Shannon Southwick is not a cancer survivor herself, but she watched as her 30-year-old sister battled breast cancer and managed to beat it. She told Southwick that the attentive and compassionate care that she received from her oncology nurses allowed her to pull through that breast cancer diagnosis into remission, a realization that inspired Southwick to become an oncology nurse.
When patients undergo cancer treatment, their oncology nurses are always there for support, comfort, and medical guidance. While doctors bounce between dozens of patients every day, nurses are committed to specific patients and come to form close bonds with them as they fight deadly cancers.
As Southwick explains, “I love helping patients and family members with a difficult diagnosis, such as cancer, and providing the best care possible through their entire treatment process.
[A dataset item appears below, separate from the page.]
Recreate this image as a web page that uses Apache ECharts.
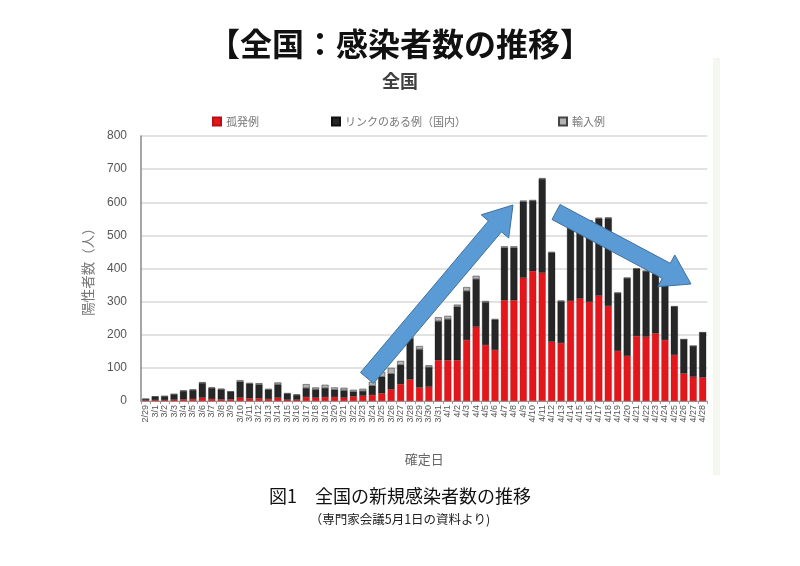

Knowing that I have made a difference gives me such satisfaction.” Of course, working as an oncology nurse is hardly easy, and there are plenty of challenges and moments of heartache watching people suffer.
The chief roles of an oncology nurse include monitoring the physical conditions of patients, prescribing medication, administering chemotherapy and other cancer treatments, and providing unconditional moral support to patients as they fight their diseases. Other roles include maintaining health records, providing cancer prevention counseling, and creating illness management strategies.
Southwick emphasizes these points: “An oncology nurse needs to be passionate, compassionate, caring, spiritual, and enthusiastic about their work. I often tell student nurses and my children that they should find a career that they absolutely love and are passionate about. Oncology nursing is tough, but it is one of the most rewarding jobs you will ever have.”
Considering the nursing shortage that experts predict will occur by 2020, nurses who pursue an oncology focus will be rewarded with many job opportunities and options for career growth. From hospitals and physician’s offices to outpatient care facilities, there is always a high demand for oncology nurses.